*DATA SEGMENT*:
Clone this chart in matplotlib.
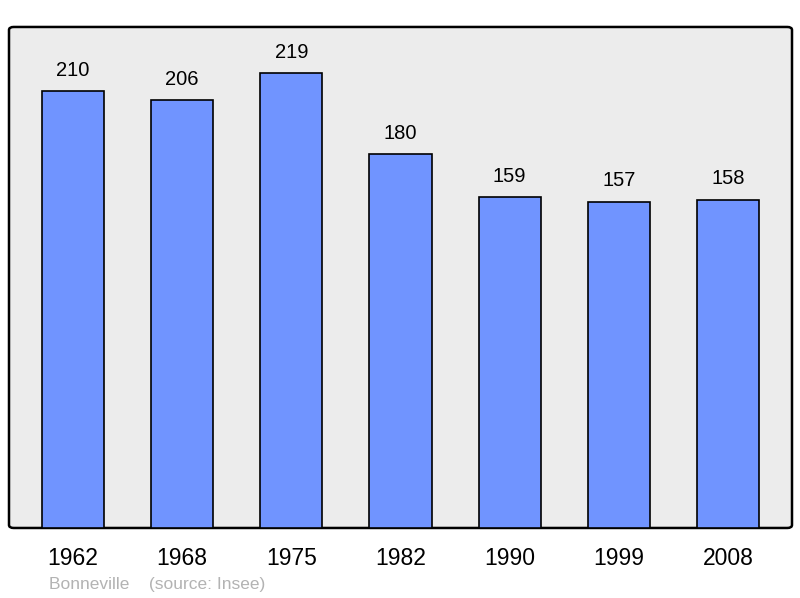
"""Population chart for Bonneville (source: Insee)."""

import matplotlib
matplotlib.use("Agg")
import matplotlib.pyplot as plt
from matplotlib.patches import FancyBboxPatch

years = ["1962", "1968", "1975", "1982", "1990", "1999", "2008"]
population = [210, 206, 219, 180, 159, 157, 158]

BAR_COLOR = "#7094ff"
BG_COLOR = "#ececec"

plt.rcParams["font.family"] = ["Liberation Sans", "DejaVu Sans"]

fig = plt.figure(figsize=(8, 5.98), dpi=100)
ax = fig.add_axes([0.01125, 0.1171, 0.97875, 0.8378])
ax.set_facecolor("none")

# rounded frame behind the bars
frame = FancyBboxPatch((0, 0), 1, 1, boxstyle="round,pad=0,rounding_size=0.006",
                       transform=ax.transAxes, facecolor=BG_COLOR,
                       edgecolor="black", linewidth=1.8, zorder=0, clip_on=False)
ax.add_patch(frame)

x = range(len(years))
ax.bar(x, population, width=0.57, color=BAR_COLOR, edgecolor="black",
       linewidth=1.2, zorder=2)
for i, v in zip(x, population):
    ax.annotate(str(v), (i, v), xytext=(0, 8), textcoords="offset points",
                ha="center", va="bottom", fontsize=14.5)

ax.set_xlim(-0.585, len(years) - 1 + 0.585)
ax.set_ylim(0, 241)
ax.set_xticks(list(x))
ax.set_xticklabels(years, fontsize=16.5)
ax.tick_params(axis="x", length=0, pad=14)
ax.set_yticks([])
for s in ax.spines.values():
    s.set_visible(False)

fig.text(49 / 800, 1 - 584 / 598, "Bonneville    (source: Insee)",
         fontsize=12.5, color="#b3b3b3", ha="left", va="center")

fig.savefig("out.png", dpi=100)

*TO DO*: Transcribe the whole listing exactly. Pictures are excluded.

*SOLUTION FOR THIS EXERCISE*:
Clone this chart in matplotlib.
"""Population chart for Bonneville (source: Insee)."""

import matplotlib
matplotlib.use("Agg")
import matplotlib.pyplot as plt
from matplotlib.patches import FancyBboxPatch

years = ["1962", "1968", "1975", "1982", "1990", "1999", "2008"]
population = [210, 206, 219, 180, 159, 157, 158]

BAR_COLOR = "#7094ff"
BG_COLOR = "#ececec"

plt.rcParams["font.family"] = ["Liberation Sans", "DejaVu Sans"]

fig = plt.figure(figsize=(8, 5.98), dpi=100)
ax = fig.add_axes([0.01125, 0.1171, 0.97875, 0.8378])
ax.set_facecolor("none")

# rounded frame behind the bars
frame = FancyBboxPatch((0, 0), 1, 1, boxstyle="round,pad=0,rounding_size=0.006",
                       transform=ax.transAxes, facecolor=BG_COLOR,
                       edgecolor="black", linewidth=1.8, zorder=0, clip_on=False)
ax.add_patch(frame)

x = range(len(years))
ax.bar(x, population, width=0.57, color=BAR_COLOR, edgecolor="black",
       linewidth=1.2, zorder=2)
for i, v in zip(x, population):
    ax.annotate(str(v), (i, v), xytext=(0, 8), textcoords="offset points",
                ha="center", va="bottom", fontsize=14.5)

ax.set_xlim(-0.585, len(years) - 1 + 0.585)
ax.set_ylim(0, 241)
ax.set_xticks(list(x))
ax.set_xticklabels(years, fontsize=16.5)
ax.tick_params(axis="x", length=0, pad=14)
ax.set_yticks([])
for s in ax.spines.values():
    s.set_visible(False)

fig.text(49 / 800, 1 - 584 / 598, "Bonneville    (source: Insee)",
         fontsize=12.5, color="#b3b3b3", ha="left", va="center")

fig.savefig("out.png", dpi=100)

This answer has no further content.